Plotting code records
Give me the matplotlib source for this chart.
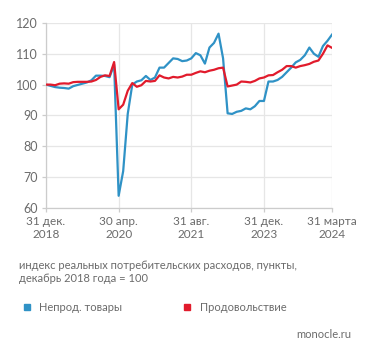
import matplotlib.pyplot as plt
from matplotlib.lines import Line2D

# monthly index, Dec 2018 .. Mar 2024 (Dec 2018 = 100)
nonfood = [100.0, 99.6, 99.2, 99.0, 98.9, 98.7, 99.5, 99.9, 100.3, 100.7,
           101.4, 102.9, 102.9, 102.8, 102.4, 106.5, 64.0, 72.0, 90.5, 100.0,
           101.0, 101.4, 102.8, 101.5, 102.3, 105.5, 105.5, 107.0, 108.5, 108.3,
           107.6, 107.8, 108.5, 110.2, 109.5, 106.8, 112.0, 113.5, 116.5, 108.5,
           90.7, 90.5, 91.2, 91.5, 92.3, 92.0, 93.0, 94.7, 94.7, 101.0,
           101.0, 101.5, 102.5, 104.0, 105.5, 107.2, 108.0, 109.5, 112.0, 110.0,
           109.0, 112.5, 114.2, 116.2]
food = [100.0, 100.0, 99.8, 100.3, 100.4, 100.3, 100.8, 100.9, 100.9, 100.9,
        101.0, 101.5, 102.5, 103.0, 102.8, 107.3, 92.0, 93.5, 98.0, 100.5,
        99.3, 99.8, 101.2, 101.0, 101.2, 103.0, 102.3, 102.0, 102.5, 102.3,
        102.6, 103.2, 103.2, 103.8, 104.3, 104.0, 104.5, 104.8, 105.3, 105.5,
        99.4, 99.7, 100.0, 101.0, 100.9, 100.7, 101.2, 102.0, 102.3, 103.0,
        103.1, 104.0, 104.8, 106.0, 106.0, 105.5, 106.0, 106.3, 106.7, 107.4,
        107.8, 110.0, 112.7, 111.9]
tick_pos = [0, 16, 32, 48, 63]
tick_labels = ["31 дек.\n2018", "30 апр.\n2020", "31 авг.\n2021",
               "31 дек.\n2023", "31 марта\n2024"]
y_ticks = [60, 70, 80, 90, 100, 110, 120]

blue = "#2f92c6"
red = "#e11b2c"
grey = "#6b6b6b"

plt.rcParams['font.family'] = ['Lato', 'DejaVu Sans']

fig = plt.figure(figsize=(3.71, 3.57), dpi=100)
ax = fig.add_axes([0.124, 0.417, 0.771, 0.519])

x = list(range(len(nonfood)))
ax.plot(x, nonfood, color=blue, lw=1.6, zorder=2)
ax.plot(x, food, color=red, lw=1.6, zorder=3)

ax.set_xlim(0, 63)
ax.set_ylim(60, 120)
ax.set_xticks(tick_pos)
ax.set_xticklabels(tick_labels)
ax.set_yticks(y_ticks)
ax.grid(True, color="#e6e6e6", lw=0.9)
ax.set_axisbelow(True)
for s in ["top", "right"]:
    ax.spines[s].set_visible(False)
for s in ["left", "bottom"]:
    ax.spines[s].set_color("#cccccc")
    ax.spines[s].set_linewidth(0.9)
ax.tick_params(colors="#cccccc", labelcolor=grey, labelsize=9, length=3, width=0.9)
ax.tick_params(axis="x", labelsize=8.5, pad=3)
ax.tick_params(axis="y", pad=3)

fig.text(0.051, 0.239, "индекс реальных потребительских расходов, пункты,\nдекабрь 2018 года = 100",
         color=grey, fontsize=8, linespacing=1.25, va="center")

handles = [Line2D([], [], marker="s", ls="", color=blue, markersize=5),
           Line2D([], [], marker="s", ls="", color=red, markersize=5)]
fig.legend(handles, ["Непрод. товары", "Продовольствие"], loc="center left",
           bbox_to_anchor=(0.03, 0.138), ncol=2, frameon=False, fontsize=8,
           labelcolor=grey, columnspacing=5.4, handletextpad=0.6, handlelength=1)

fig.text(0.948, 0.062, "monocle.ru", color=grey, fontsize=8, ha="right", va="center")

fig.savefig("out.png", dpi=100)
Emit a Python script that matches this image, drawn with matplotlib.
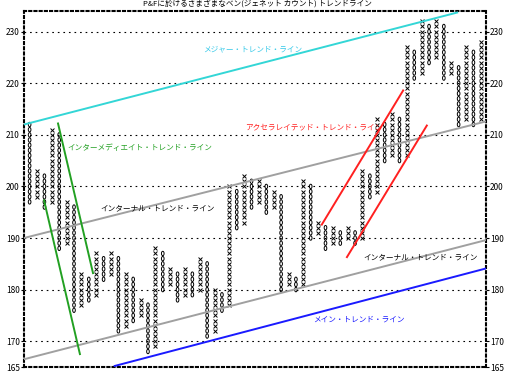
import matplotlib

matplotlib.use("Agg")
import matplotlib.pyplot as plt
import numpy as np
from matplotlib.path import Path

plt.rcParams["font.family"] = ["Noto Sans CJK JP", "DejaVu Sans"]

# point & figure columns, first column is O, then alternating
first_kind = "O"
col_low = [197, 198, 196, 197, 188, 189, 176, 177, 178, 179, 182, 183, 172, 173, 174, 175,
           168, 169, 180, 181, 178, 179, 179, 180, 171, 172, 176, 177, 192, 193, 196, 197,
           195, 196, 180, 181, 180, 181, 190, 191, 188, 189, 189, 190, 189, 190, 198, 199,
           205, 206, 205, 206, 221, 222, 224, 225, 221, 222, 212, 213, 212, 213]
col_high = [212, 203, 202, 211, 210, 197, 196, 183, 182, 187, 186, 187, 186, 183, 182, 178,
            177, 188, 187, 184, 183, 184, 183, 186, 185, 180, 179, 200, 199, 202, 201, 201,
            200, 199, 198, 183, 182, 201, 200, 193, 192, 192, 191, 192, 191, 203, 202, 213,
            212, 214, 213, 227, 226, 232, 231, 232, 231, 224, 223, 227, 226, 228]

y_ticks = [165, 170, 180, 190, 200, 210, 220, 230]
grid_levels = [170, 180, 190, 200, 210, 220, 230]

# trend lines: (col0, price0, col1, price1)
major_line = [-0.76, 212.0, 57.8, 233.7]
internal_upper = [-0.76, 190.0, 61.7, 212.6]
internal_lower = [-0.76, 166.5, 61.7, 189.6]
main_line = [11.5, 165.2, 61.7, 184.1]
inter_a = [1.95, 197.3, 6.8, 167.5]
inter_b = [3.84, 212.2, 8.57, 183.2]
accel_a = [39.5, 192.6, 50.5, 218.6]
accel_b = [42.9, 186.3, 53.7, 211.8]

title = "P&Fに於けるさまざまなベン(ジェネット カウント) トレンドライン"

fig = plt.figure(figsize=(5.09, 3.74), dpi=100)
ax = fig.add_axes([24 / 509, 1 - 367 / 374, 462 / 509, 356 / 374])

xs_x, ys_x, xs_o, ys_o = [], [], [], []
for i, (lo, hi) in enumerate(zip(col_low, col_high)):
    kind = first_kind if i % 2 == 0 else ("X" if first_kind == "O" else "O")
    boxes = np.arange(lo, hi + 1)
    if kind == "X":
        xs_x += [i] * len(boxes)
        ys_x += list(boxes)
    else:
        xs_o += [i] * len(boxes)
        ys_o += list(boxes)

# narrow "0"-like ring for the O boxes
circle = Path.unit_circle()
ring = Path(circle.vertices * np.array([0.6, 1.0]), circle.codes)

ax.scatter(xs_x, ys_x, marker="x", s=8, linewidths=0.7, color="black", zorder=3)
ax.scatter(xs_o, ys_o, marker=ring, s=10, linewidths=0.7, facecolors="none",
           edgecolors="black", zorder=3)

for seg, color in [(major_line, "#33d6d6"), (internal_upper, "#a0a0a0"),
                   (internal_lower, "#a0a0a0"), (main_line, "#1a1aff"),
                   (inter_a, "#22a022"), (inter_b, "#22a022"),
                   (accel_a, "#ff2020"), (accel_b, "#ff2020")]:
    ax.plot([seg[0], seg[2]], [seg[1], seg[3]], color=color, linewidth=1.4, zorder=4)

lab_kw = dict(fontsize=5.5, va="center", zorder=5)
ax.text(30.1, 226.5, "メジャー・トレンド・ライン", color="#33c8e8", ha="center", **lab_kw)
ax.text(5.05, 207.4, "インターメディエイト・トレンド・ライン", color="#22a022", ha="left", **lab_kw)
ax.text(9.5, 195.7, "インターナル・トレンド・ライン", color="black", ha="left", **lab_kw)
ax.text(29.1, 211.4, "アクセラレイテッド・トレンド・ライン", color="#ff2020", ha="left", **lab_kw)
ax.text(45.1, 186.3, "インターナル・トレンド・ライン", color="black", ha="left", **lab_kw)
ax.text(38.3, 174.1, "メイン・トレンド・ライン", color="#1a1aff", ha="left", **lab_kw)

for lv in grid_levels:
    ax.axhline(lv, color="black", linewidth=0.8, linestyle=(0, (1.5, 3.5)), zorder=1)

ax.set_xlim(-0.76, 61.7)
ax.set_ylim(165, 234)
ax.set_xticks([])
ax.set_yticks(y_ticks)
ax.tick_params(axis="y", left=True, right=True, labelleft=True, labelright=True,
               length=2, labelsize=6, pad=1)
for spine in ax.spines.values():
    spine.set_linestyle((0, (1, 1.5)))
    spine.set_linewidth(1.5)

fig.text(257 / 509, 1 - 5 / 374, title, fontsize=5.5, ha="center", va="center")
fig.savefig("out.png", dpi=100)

Stated exercise:
Restate the lines of the records exactly, starting at the first and stopping after the line with "from matplotlib.lines import Line2D". Leave out any picture.

Solved exercise:
Give me the matplotlib source for this chart.
import matplotlib.pyplot as plt
from matplotlib.lines import Line2D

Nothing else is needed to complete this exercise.